KANYE WEST, “Jesus Is King” (Def Jam Recordings, 2019)

Ok, mi son preso del tempo. Non che ce ne volesse tantissimo per digerire un disco di 27 minuti ma è una questione di peso lordo, visto quel che aveva e che continua ad avere intorno. Ma poi, vai a sapere! Kanye è uno che può patchare metà tracce del disco rendendo obsoleto quel che scrivo anche in questo preciso istante. Certo, il fixing delle canzoni di “The Life Of Pablo” (più l’aggiunta del pezzo conclusivo) non avevano stravolto quel disco e per rivoluzionare “Jesus Is King” e la sua accoglienza ci vorrebbe una cosa dadaista tipo un feat. di Marilyn Manson oppure roba sul confine della bestemmia. Insomma, alludo al fatto che l’elemento più connotante, divisivo e indigesto di questo disco è sembrato (come sapevamo da mo’) questo apparato mistico pretenzioso e abbastanza farneticante.
Ma questo trip della religione usata così (che è un fatto potenzialmente mortifero) può davvero azzoppare il materiale del Kanye West produttore, hitmaker, aggregatore, onnivoro musicale? In fondo, il tizio che ha fatto “My Beautiful Dark Twisted Fantasy” e “Yeezus” era tutte queste cose qui (compreso l’essere un ammaliatore sputasentenze). Dischi, questi due, che in queste settimane noi tutti mettiamo nelle classifiche dei capisaldi del decennio.
Che cosa non vada in “Jesus Is King” credo che a questo punto sia abbastanza palese. Quello che invece funziona è che riesce a elaborare anche (o forse, “solo”) sul piano musicale il suo concept. È un disco con un vero filo conduttore che gli dà una compattezza rara, ai tempi di Spotify.  Questo è il primo dei miracoli di “Jesus Is King”: un filo che, vorrei ribadire, non sta tanto nei testi risciacquati quanto nel saper declinare e aggiornare con mestiere la parte, diciamo,  più “celebrativa” ed enfatica della tradizione black, soul e gospel. I passaggi “liturgici” propriamente detti sono l’intro, l’outro e quella “Water” che dopo qualche ascolto, non so, sarà suggestione, sembra bella anche concettualmente. Anche i cori “Hallelujah, Hallelujah” di “Selah”, che lo vogliamo o no, fanno salire il pathos di diversi punti. I momenti più forti restano poi il flow di “Follow God”, e le “classiche” intuizioni tipiche di lui (vedi “All Of The Lights”)  di “On God” e “Use This Gospel”.

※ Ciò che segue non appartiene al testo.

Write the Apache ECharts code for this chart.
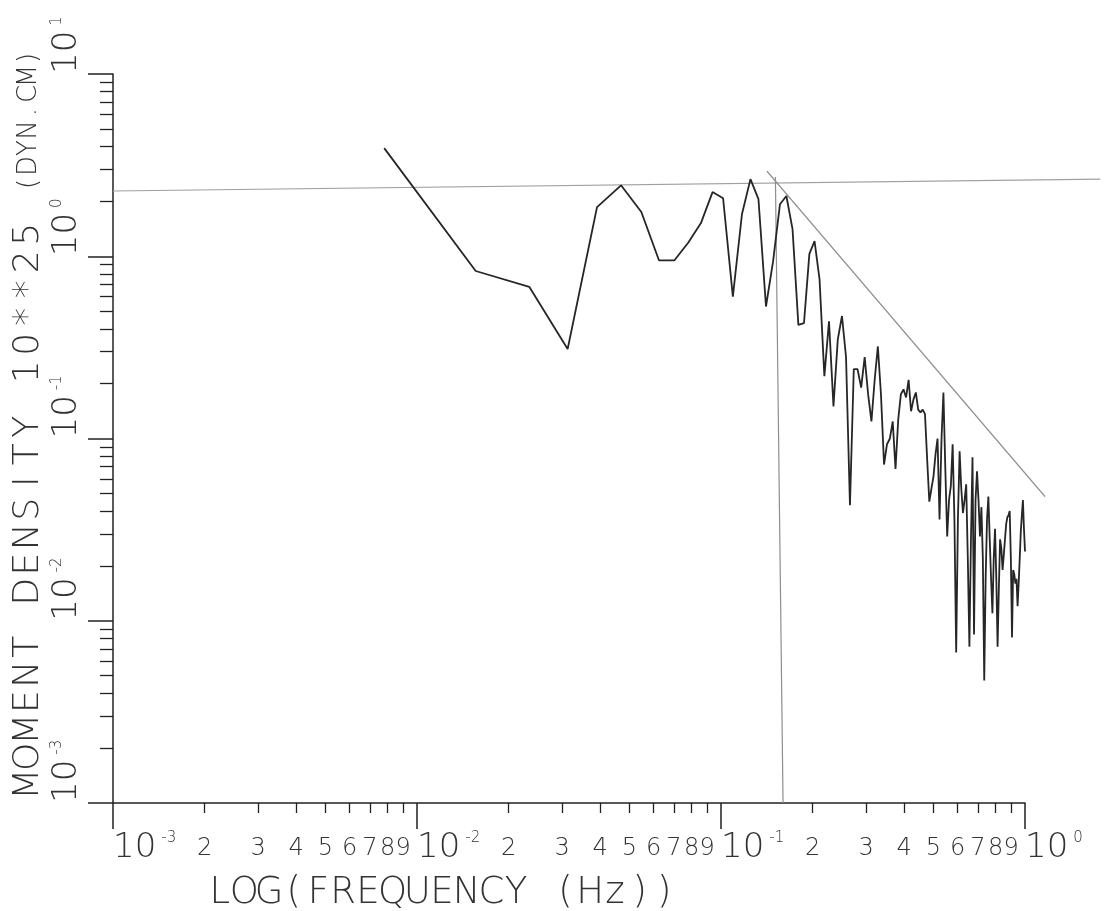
<!DOCTYPE html>
<html>
<head>
<meta charset="utf-8">
<title>Moment density spectrum</title>
<script src="https://cdn.jsdelivr.net/npm/echarts@6/dist/echarts.min.js"></script>
<style>
  html, body { margin: 0; padding: 0; background: #fff; }
  #main { width: 1107px; height: 911px; }
</style>
</head>
<body>
<div id="main"></div>
<script>
// spectrum bins (Hz)
const freqs = [
  0.0078, 0.0156, 0.0234, 0.0313, 0.0391, 0.0469, 0.0547, 0.0625, 0.0703, 0.0781,
  0.0859, 0.0938, 0.1016, 0.1094, 0.1172, 0.125, 0.1328, 0.1406, 0.1484, 0.1563,
  0.1641, 0.1719, 0.1797, 0.1875, 0.1953, 0.2031, 0.2109, 0.2188, 0.2266, 0.2344,
  0.2422, 0.25, 0.2578, 0.2656, 0.2734, 0.2813, 0.2891, 0.2969, 0.3047, 0.3125,
  0.3203, 0.3281, 0.3359, 0.3438, 0.3516, 0.3594, 0.3672, 0.375, 0.3828, 0.3906,
  0.3984, 0.4063, 0.4141, 0.4219, 0.4297, 0.4375, 0.4453, 0.4531, 0.4609, 0.4688,
  0.4766, 0.4844, 0.4922, 0.5, 0.5078, 0.5156, 0.5234, 0.5313, 0.5391, 0.5469,
  0.5547, 0.5625, 0.5703, 0.5781, 0.5859, 0.5938, 0.6016, 0.6094, 0.6172, 0.625,
  0.6328, 0.6406, 0.6484, 0.6563, 0.6641, 0.6719, 0.6797, 0.6875, 0.6953, 0.7031,
  0.7109, 0.7188, 0.7266, 0.7344, 0.7422, 0.75, 0.7578, 0.7656, 0.7734, 0.7813,
  0.7891, 0.7969, 0.8047, 0.8125, 0.8203, 0.8281, 0.8359, 0.8438, 0.8516, 0.8594,
  0.8672, 0.875, 0.8828, 0.8906, 0.8984, 0.9063, 0.9141, 0.9219, 0.9297, 0.9375,
  0.9453, 0.9531, 0.9609, 0.9688, 0.9766, 0.9844, 0.9922, 1
];
// moment density, units of 10**25 dyn.cm
const density = [
  3.92, 0.83, 0.68, 0.31, 1.86, 2.45, 1.75, 0.95, 0.95, 1.19,
  1.52, 2.25, 2.08, 0.60, 1.70, 2.65, 2.06, 0.53, 0.94, 1.93,
  2.14, 1.41, 0.42, 0.43, 1.03, 1.21, 0.75, 0.22, 0.44, 0.15,
  0.35, 0.47, 0.28, 0.043, 0.24, 0.24, 0.19, 0.28, 0.175, 0.124,
  0.21, 0.32, 0.175, 0.072, 0.093, 0.10, 0.124, 0.068, 0.127, 0.175,
  0.186, 0.168, 0.21, 0.141, 0.164, 0.179, 0.144, 0.139, 0.144, 0.136,
  0.077, 0.045, 0.053, 0.062, 0.082, 0.10, 0.036, 0.099, 0.179, 0.068,
  0.029, 0.046, 0.055, 0.093, 0.036, 0.0067, 0.036, 0.085, 0.053, 0.039,
  0.046, 0.056, 0.022, 0.0072, 0.028, 0.079, 0.0084, 0.046, 0.066, 0.046,
  0.029, 0.042, 0.022, 0.0047, 0.017, 0.036, 0.048, 0.028, 0.017, 0.011,
  0.022, 0.032, 0.017, 0.0072, 0.015, 0.028, 0.025, 0.019, 0.023, 0.028,
  0.034, 0.037, 0.038, 0.040, 0.022, 0.0081, 0.019, 0.018, 0.016, 0.017,
  0.012, 0.016, 0.022, 0.031, 0.038, 0.046, 0.032, 0.024
];

// pencil guide lines drawn over the plot
const levelF = [0.001, 1.77];
const levelV = [2.28, 2.65];
const cornerF = [0.151, 0.160];
const cornerV = [2.72, 0.001];
const slopeF = [0.1416, 1.164];
const slopeV = [2.93, 0.048];

// axis ranges and ticks
const xMin = 0.001, xMax = 1, xGuideMax = 2;
const yMin = 0.001, yMax = 10;
const xDecades = [0.001, 0.01, 0.1, 1];
const yDecades = [0.001, 0.01, 0.1, 1, 10];
const mantissas = [2, 3, 4, 5, 6, 7, 8, 9];

function minorTicks(decades) {
  const out = [];
  decades.slice(0, -1).forEach(d => mantissas.forEach(m => out.push(+(m * d).toPrecision(3))));
  return out;
}
const xMinor = minorTicks(xDecades);
const yMinor = minorTicks(yDecades);

const FONT = '"DejaVu Sans", sans-serif';
const INK = '#333';
const decadeRich = {
  b: { fontFamily: FONT, fontWeight: 200, fontSize: 34, color: INK },
  s: { fontFamily: FONT, fontWeight: 200, fontSize: 15, color: INK, verticalAlign: 'top', padding: [0, 0, 0, 5] }
};
function decadeLabel(v) {
  return '{b|10}{s|' + Math.round(Math.log10(v)) + '}';
}
function mantissaLabel(v) {
  return String(Math.round(v / Math.pow(10, Math.floor(Math.log10(v) + 1e-9))));
}
// plotter lettering: every character in a fixed cell
function lettered(text, style) {
  return text.split('').map(c => '{' + style + '|' + c + '}').join('');
}
function cell(size, width) {
  return { fontFamily: FONT, fontWeight: 200, fontSize: size, color: INK, width: width, align: 'center' };
}

const plot = { left: 113, top: 74, width: 912, height: 729 };
const axisLine = { show: true, lineStyle: { color: '#222', width: 1.5 } };
const tickStyle = { color: '#222', width: 1.3 };

const chart = echarts.init(document.getElementById('main'));
chart.setOption({
  backgroundColor: '#fff',
  animation: false,
  grid: [
    Object.assign({ outerBoundsMode: 'none' }, plot),
    // same scale, stretched past 10^0 so the pencil lines can run off the frame
    Object.assign({ outerBoundsMode: 'none' }, plot,
      { width: plot.width * Math.log10(xGuideMax / xMin) / Math.log10(xMax / xMin) })
  ],
  xAxis: [
    {
      type: 'log', logBase: 10, min: xMin, max: xMax, position: 'bottom',
      axisLine: axisLine,
      splitLine: { show: false },
      axisTick: { customValues: xMinor, length: 10, lineStyle: tickStyle },
      axisLabel: { customValues: xMinor, formatter: mantissaLabel, margin: 34,
        fontFamily: FONT, fontWeight: 200, fontSize: 24, color: INK },
      name: lettered('LOG(FREQUENCY (Hz))', 'c'),
      nameLocation: 'middle', nameGap: 72,
      nameTextStyle: { padding: [0, 254, 0, 0], rich: { c: cell(37, 24.7) } }
    },
    {
      type: 'log', logBase: 10, min: xMin, max: xMax, position: 'bottom',
      axisLine: { show: false },
      splitLine: { show: false },
      axisTick: { customValues: xDecades, length: 26, lineStyle: { color: '#222', width: 1.5 } },
      axisLabel: { customValues: xDecades, formatter: decadeLabel, margin: 28,
        align: 'left', rich: decadeRich }
    },
    {
      gridIndex: 1, type: 'log', logBase: 10, min: xMin, max: xGuideMax, show: false
    }
  ],
  yAxis: [
    {
      type: 'log', logBase: 10, min: yMin, max: yMax, position: 'left',
      axisLine: axisLine,
      splitLine: { show: false },
      axisTick: { customValues: yMinor, length: 13, lineStyle: tickStyle },
      axisLabel: { show: false },
      name: lettered('MOMENT DENSITY 10**25 ', 'm') + lettered('(DYN.CM)', 'u'),
      nameLocation: 'middle', nameGap: 66,
      nameTextStyle: { padding: [0, 0, 0, 30], rich: { m: cell(36, 27.5), u: cell(26, 18) } }
    },
    {
      type: 'log', logBase: 10, min: yMin, max: yMax, position: 'left',
      axisLine: { show: false },
      splitLine: { show: false },
      axisTick: { customValues: yDecades, length: 25, lineStyle: { color: '#222', width: 1.5 } },
      axisLabel: { customValues: yDecades, formatter: decadeLabel, rotate: 90, margin: 29,
        align: 'left', rich: decadeRich }
    },
    {
      gridIndex: 1, type: 'log', logBase: 10, min: yMin, max: yMax, show: false
    }
  ],
  series: [
    {
      name: 'level', type: 'line', xAxisIndex: 2, yAxisIndex: 2, silent: true, symbol: 'none',
      lineStyle: { color: '#a0a0a0', width: 1.2 },
      data: levelF.map((f, i) => [f, levelV[i]])
    },
    {
      name: 'corner', type: 'line', xAxisIndex: 2, yAxisIndex: 2, silent: true, symbol: 'none',
      lineStyle: { color: '#8e8e8e', width: 1.2 },
      data: cornerF.map((f, i) => [f, cornerV[i]])
    },
    {
      name: 'slope', type: 'line', xAxisIndex: 2, yAxisIndex: 2, silent: true, symbol: 'none',
      lineStyle: { color: '#8e8e8e', width: 1.4 },
      data: slopeF.map((f, i) => [f, slopeV[i]])
    },
    {
      name: 'spectrum', type: 'line', symbol: 'none',
      lineStyle: { color: '#262626', width: 1.8 },
      data: freqs.map((f, i) => [f, density[i]])
    }
  ]
});
</script>
</body>
</html>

Quanto alla produzione, ci sono pochi orpelli. E stesso discorso alla voce “ospitate” (degna di nota, certamente quella dei Clipse nella citata “Use This Gospel”).
Ma poi, a ben vedere, anche questo rapporto di West col “divino” in cui si confonde dove finisca lui e dove inizi, appunto, il “divino”, non è che segni una drastica discontinuità rispetto al Kanye con cui abbiamo imparato a trattare. Eppure, “Jesus Is King”, a livello di critica internazionale, pur trovando sostenitori è anche tra i dischi più bullizzati dell’anno. Sì, perché prenderlo a freccette non costa molto. Anzi, dopo il siparietto con Trump questo atteggiamento dà pure un incremento in termini di “punti moralità”. C’è chi come Consequence Of Sound gli dà “zero” e, voglio dire, zero significa la cosa peggiore che uno possa avere la sfortuna di ascoltare anche accidentalmente. Peggio del vostro incubo musicale, qualsiasi esso sia. Non mi dilungo poi su quanto impervio sia il vicolo cieco quando si prova ad argomentare uno “zero” con le categorie del “noioso” e dell’ “ideologico”. Viene il dubbio su chi eventualmente Kanye West stia coglionando di più: se quelli che ostinatamente ci vorrebbero trovare un bel disco o quelli che ci vedono l’inferno.
Dicevamo dei miracoli di “Jesus Is King”. Un altro è che è un disco che scorre. Scorre come l’acqua di fiume anche nel suo assetto da mixtape di (f)lusso. Scorre anche nei suoi manierismi come nelle giunture tra una traccia e l’altra. Scorre come dovrebbe scorrere il rap, così a occhio. Sì, sono complici i famosi 27 esigui minuti ma per venire a noia a volte ne bastano quindici, lo sappiamo.
E poi c’è il miracolo numero uno, quello che sovverte molte certezze fin qui acquisite. Insomma, capita questa cosa per cui si gode quasi di nascosto per un disco formalmente bigotto e tradizionalista che però è il vero guilty pleasure di questi tempi qui.